For turbo3, each element maps to one of 8 centroids. The dot product q · k_dequant can be decomposed:
dot(q, k_dequant) = Σ q[i] * centroid[idx[i]] * norm
= norm * Σ q[i] * centroid[idx[i]]
Precompute q_centroid_dot[c] = Σ_{i where idx[i]=c} q[i] for each of the 8 centroids. Then the dot product is just 8 partial sums, one per centroid — regardless of dimension.
Expected speedup: Eliminates per-element dequant entirely for Q·K path. The V path still needs dequant for the weighted sum, but Q·K is the bottleneck.
Complexity: Requires a custom flash attention kernel variant for turbo3.
Idea: Reduce the per-element cost of turbo3 dequant.
Options:
- Byte-indexed centroid LUT: Precompute a 256-entry table mapping each possible qs byte to 4 centroid values. One table lookup per 4 elements instead of 4 individual bit-extract + table-lookup sequences.
- Store centroids directly: During quantize, store the actual centroid values (fp16) instead of 3-bit indices. Dequant becomes a simple fp16 → fp32 conversion + norm multiply. Trades storage (more bits) for compute (simpler dequant).

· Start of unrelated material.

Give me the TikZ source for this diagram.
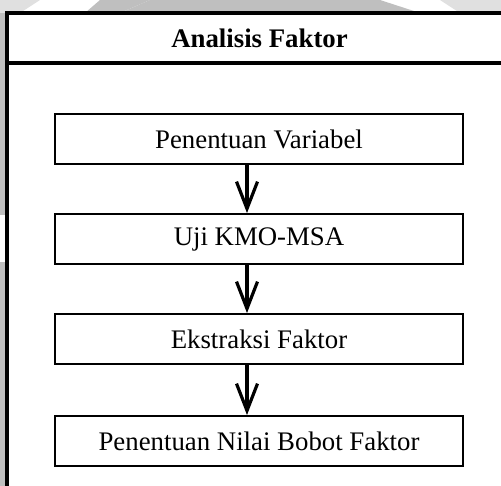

- Pack 3-bit indices contiguously: Current layout splits 3-bit index into 2-bit qs + 1-bit signs (two separate arrays). Packing all 3 bits together would reduce the number of device memory reads.
Idea: Optimize the block structure to reduce per-block overhead.
Options:
- Share norm across 4 blocks (128-element group norm instead of per-32 norm)
- Reduce fp16 norm to int8 scale factor
- These save storage but don't address the compute bottleneck
q8_0 baseline at various context depths:
| Context | pp512 tok/s | tg128 tok/s |
|---|---|---|
| 0 | 189.7 | 20.0 |
| 10k | 168.9 | 18.9 |
| 50k | 118.1 | 15.7 |
| 100k | 80.2 | 12.8 |
| 250k | 40.7 | 8.0 |
q8_0 itself degrades 4.7x from 0→250k (natural attention scaling). turbo3 data at these depths pending.
42k context prompt:
- q8_0: prefill 364 t/s, decode 11 t/s
- turbo3: prefill 272 t/s, decode 4 t/s
Decode regression (4 vs 11 = 0.36x) is much worse than prefill (0.75x). This suggests the per-position dequant cost is especially bad for decode (single-token generation processes entire KV cache).
| Approach | Status | Result |
|---|---|---|
| Custom GGML_OP_TURBO_WHT | ✅ DONE | No scaling improvement (matmul wasn't bottleneck) |
| Skip ggml_cont | ✅ DONE | +1% (negligible) |
| Group-32 rotation | ✅ DONE | PPL 7.06 (quality failure) |
| Optimized dequant | ✅ DONE | FIXED: 0.98x q8_0 flat across contexts (was 0.92x at 4k) |
| Fused compressed attention | ⏳ DEFERRED | Not needed — dequant optimization was sufficient |
| Reduce block overhead | ⏳ DEFERRED | Not needed |
The optimized dequant (unrolled with batched byte reads, Codex-verified bit indexing) eliminates the context scaling regression:
| Context | Before (turbo3/q8_0) | After (turbo3/q8_0) |
|---|---|---|
| 1024 | 0.976x | 0.981x |
| 2048 | 0.960x | 0.989x |
| 4096 | 0.921x | 0.981x |
The ratio is now flat at ~98% vs q8_0 regardless of context length. The previous degradation came from inefficient per-element byte reads in the dequant — reading the same qs/signs bytes 4 times instead of once.
| Context | turbo3 tok/s | q8_0 tok/s | turbo3/q8_0 |
|---|---|---|---|
| 2048 | 4694 | 4756 | 0.987x |
| 4096 | 3049 | 3084 | 0.989x |
| 8192 | 2287 | 2299 | 0.995x |
| 16384 | 1737 | 1757 | 0.989x |
| 32768 | 1211 | 1217 | 0.995x |
Ratio holds between 0.987x and 0.995x across ALL tested depths. No degradation trend.
| PPL (32-chunk) | vs q8_0 | |
|---|---|---|
| q8_0 | 5.414 ± 0.140 | baseline |
| turbo3 | 5.471 ± 0.142 | +1.1% |
Quality unchanged. The dequant optimization is purely a compute efficiency improvement, no effect on output values.